## WHAT YOU ARE ASKED TO DO
Output the first line of the listing and each line after it, up to and including the line that contains "from bokeh.resources import INLINE", exactly as written, minus the pictures.

## AVAILABLE DATA
## Start
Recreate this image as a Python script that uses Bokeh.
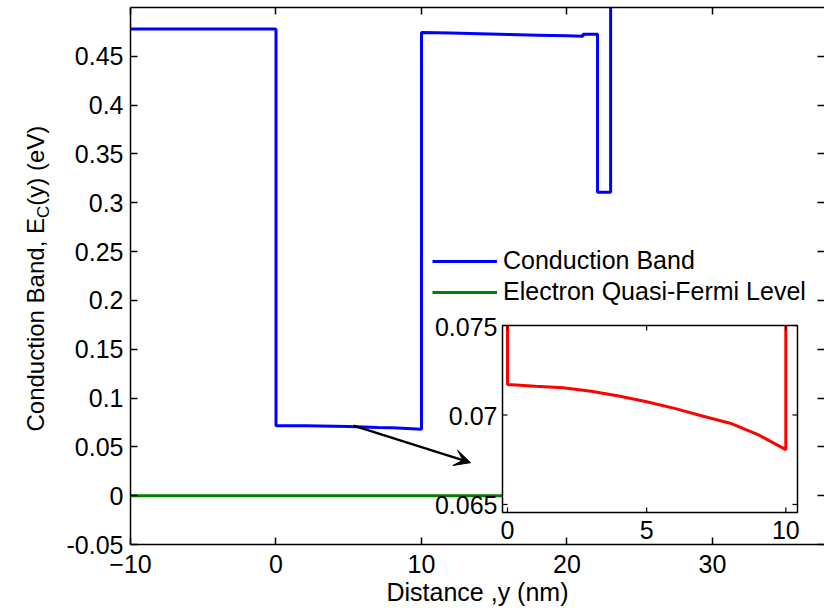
import numpy as np
from bokeh.plotting import figure
from bokeh.layouts import row
from bokeh.models import (Range1d, LinearAxis, FixedTicker, PrintfTickFormatter,
                          CustomJSTickFormatter, Legend, LegendItem, Arrow, VeeHead, Label)
from bokeh.core.properties import value
from bokeh.embed import file_html
from bokeh.resources import INLINE

# Conduction band edge along the structure (distance y in nm, Ec in eV)
CB_X = [-10.0, 0.0, 0.0, 1.0, 2.0, 3.0, 4.0, 5.0, 6.0, 7.0, 8.0, 9.0, 10.0,
        10.0, 12.0, 14.0, 16.0, 18.0, 20.0, 21.1, 21.1, 22.1, 22.1, 23.0, 23.0]
CB_Y = [0.478, 0.478, 0.0717, 0.0716, 0.07152, 0.07133, 0.07106, 0.07074,
        0.07037, 0.06994, 0.06954, 0.0689, 0.06806,
        0.4744, 0.4738, 0.4731, 0.4724, 0.4717, 0.4710, 0.4705, 0.4727,
        0.4727, 0.3108, 0.3108, 0.56]

# Electron quasi-Fermi level
EF_X = [-10.0, 35.0]
EF_Y = [0.0, 0.0]

# Axis ticks
X_TICKS = [-10, 0, 10, 20, 30]
Y_TICKS = [-0.05, 0, 0.05, 0.1, 0.15, 0.2, 0.25, 0.3, 0.35, 0.4, 0.45]
INSET_X_TICKS = [0, 5, 10]
INSET_X_LABELS = ["0", "5", "10"]
INSET_Y_TICKS = [0.065, 0.07, 0.075]
INSET_Y_LABELS = ["0.065", "0.07", "0.075"]

# Y axis title, split so the "C" can be set as a subscript
Y_TITLE = ["Conduction Band, E", "C", "(y) (eV)"]

# Plot limits
X_LIM = (-10.0, 37.7)
Y_LIM = (-0.05, 0.5)
INSET_XLIM = (-0.18, 10.42)
INSET_YLIM = (0.06455, 0.075)

# Canvas geometry (pixels)
W, H = 824, 611
TITLE_W = 60                      # strip on the left holding the y title
FRAME_L, FRAME_R, FRAME_T, FRAME_B = 130, 824, 7, 544
INSET_PX = dict(left=502, right=797, top=325, bottom=512)

FONT = "Liberation Sans"
FS = "25px"


def px_x(px):
    return X_LIM[0] + (px - FRAME_L) * (X_LIM[1] - X_LIM[0]) / (FRAME_R - FRAME_L)


def px_y(py):
    return Y_LIM[1] - (py - FRAME_T) * (Y_LIM[1] - Y_LIM[0]) / (FRAME_B - FRAME_T)


p = figure(width=W - TITLE_W, height=H, output_backend="svg", toolbar_location=None,
           x_range=Range1d(*X_LIM), y_range=Range1d(*Y_LIM),
           min_border_left=FRAME_L - TITLE_W, min_border_right=0,
           min_border_top=FRAME_T, min_border_bottom=H - FRAME_B)
p.outline_line_color = None
p.xgrid.visible = False
p.ygrid.visible = False
p.background_fill_color = "white"
p.border_fill_color = "white"


def style_axis(ax, ticks, labels=True):
    ax.ticker = FixedTicker(ticks=ticks)
    ax.major_tick_in = 7
    ax.major_tick_out = 0
    ax.minor_tick_line_color = None
    ax.axis_line_width = 1.5
    ax.axis_line_color = "black"
    ax.major_tick_line_width = 1.5
    ax.major_tick_line_color = "black"
    if labels:
        ax.major_label_text_font = FONT
        ax.major_label_text_font_size = FS
        ax.major_label_text_color = "black"
    else:
        ax.formatter = CustomJSTickFormatter(code="return ''")
        ax.major_label_standoff = 0


xax = p.below[0]
style_axis(xax, X_TICKS)
xax.major_label_standoff = 10
xax.axis_label = "Distance ,y (nm)"
xax.axis_label_text_font = FONT
xax.axis_label_text_font_size = FS
xax.axis_label_text_font_style = "normal"
xax.axis_label_text_color = "black"
xax.axis_label_standoff = 2

yax = p.left[0]
style_axis(yax, Y_TICKS)
yax.formatter = PrintfTickFormatter(format="%g")
yax.major_label_standoff = 7

top_ax = LinearAxis()
style_axis(top_ax, X_TICKS, labels=False)
p.add_layout(top_ax, "above")

right_ax = LinearAxis()
style_axis(right_ax, Y_TICKS, labels=False)
right_ax.axis_line_color = None
p.add_layout(right_ax, "right")

# Main curves
r_cb = p.line(CB_X, CB_Y, line_color="#0000ff", line_width=3)
r_ef = p.line(EF_X, EF_Y, line_color="#008000", line_width=3)

# Inset: its own ranges mapped onto a box inside the main frame
bl, br = px_x(INSET_PX["left"]), px_x(INSET_PX["right"])
bt, bb = px_y(INSET_PX["top"]), px_y(INSET_PX["bottom"])
kx = (INSET_XLIM[1] - INSET_XLIM[0]) / (br - bl)
ky = (INSET_YLIM[1] - INSET_YLIM[0]) / (bt - bb)
p.extra_x_ranges = {"ix": Range1d(INSET_XLIM[0] - (bl - X_LIM[0]) * kx,
                                  INSET_XLIM[1] + (X_LIM[1] - br) * kx)}
p.extra_y_ranges = {"iy": Range1d(INSET_YLIM[0] - (bb - Y_LIM[0]) * ky,
                                  INSET_YLIM[1] + (Y_LIM[1] - bt) * ky)}
IN = dict(x_range_name="ix", y_range_name="iy")

p.quad(left=[INSET_XLIM[0]], right=[INSET_XLIM[1]],
       bottom=[INSET_YLIM[0]], top=[INSET_YLIM[1]],
       fill_color="white", line_color="black", line_width=1.5, **IN)

# Quantum-well part of the band edge, clipped to the inset window
cbx = np.array(CB_X)
cby = np.array(CB_Y)
well = (cbx >= 0) & (cbx <= 10)
p.line(cbx[well], np.clip(cby[well], INSET_YLIM[0], INSET_YLIM[1]),
       line_color="#ff0000", line_width=3, **IN)

# Inset ticks (inward)
tick_kw = dict(length=5, length_units="screen", line_color="black", line_width=1.2, **IN)
n_y = len(INSET_Y_TICKS)
n_x = len(INSET_X_TICKS)
p.ray(x=[INSET_XLIM[0]] * n_y, y=INSET_Y_TICKS, angle=0, **tick_kw)
p.ray(x=[INSET_XLIM[1]] * n_y, y=INSET_Y_TICKS, angle=np.pi, **tick_kw)
p.ray(x=INSET_X_TICKS, y=[INSET_YLIM[0]] * n_x, angle=np.pi / 2, **tick_kw)
p.ray(x=INSET_X_TICKS, y=[INSET_YLIM[1]] * n_x, angle=-np.pi / 2, **tick_kw)

# Inset tick labels
p.text(x=[INSET_XLIM[0]] * n_y, y=INSET_Y_TICKS, text=INSET_Y_LABELS,
       x_offset=-5, y_offset=1, text_align="right", text_baseline="middle",
       text_font=value(FONT), text_font_size=value(FS), text_color="black", **IN)
p.text(x=INSET_X_TICKS, y=[INSET_YLIM[0]] * n_x, text=INSET_X_LABELS,
       y_offset=8, text_align="center", text_baseline="top",
       text_font=value(FONT), text_font_size=value(FS), text_color="black", **IN)

# Arrow from the well to the inset
p.add_layout(Arrow(end=VeeHead(size=16, fill_color="black", line_color="black", line_width=1),
                   x_start=5.33, y_start=0.0717, x_end=13.37, y_end=0.0338,
                   line_color="black", line_width=2.5))

# Legend
legend = Legend(items=[LegendItem(label="Conduction Band", renderers=[r_cb]),
                       LegendItem(label="Electron Quasi-Fermi Level", renderers=[r_ef])],
                location=(302, 238), border_line_color=None, background_fill_alpha=0,
                padding=0, margin=0, spacing=2, glyph_width=65, glyph_height=28,
                label_height=28, label_standoff=6, label_text_font=FONT,
                label_text_font_size=FS, label_text_color="black")
p.add_layout(legend)

# Left strip: y axis title placed in canvas pixels (origin top-left)
t = figure(width=TITLE_W, height=H, output_backend="svg", toolbar_location=None,
           title=None, x_range=Range1d(0, TITLE_W), y_range=Range1d(0, H),
           x_axis_type=None, y_axis_type=None,
           min_border_left=0, min_border_right=0, min_border_top=0, min_border_bottom=0)
t.outline_line_color = None
t.xgrid.visible = False
t.ygrid.visible = False
t.background_fill_color = "white"
t.border_fill_color = "white"

title_pos = [(35, 431.0, "24px"), (43, 217.5, "17px"), (35, 205.2, "24px")]
for txt, (cx, cy, fs) in zip(Y_TITLE, title_pos):
    t.add_layout(Label(x=cx, y=cy, x_units="canvas", y_units="canvas", text=txt,
                       angle=90, angle_units="deg", text_align="left",
                       text_baseline="alphabetic", text_font=FONT,
                       text_font_size=fs, text_color="black"))

open("out.html", "w").write(file_html(row(t, p, spacing=0), INLINE))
## End
## TASK ANSWER
Recreate this image as a Python script that uses Bokeh.
import numpy as np
from bokeh.plotting import figure
from bokeh.layouts import row
from bokeh.models import (Range1d, LinearAxis, FixedTicker, PrintfTickFormatter,
                          CustomJSTickFormatter, Legend, LegendItem, Arrow, VeeHead, Label)
from bokeh.core.properties import value
from bokeh.embed import file_html
from bokeh.resources import INLINE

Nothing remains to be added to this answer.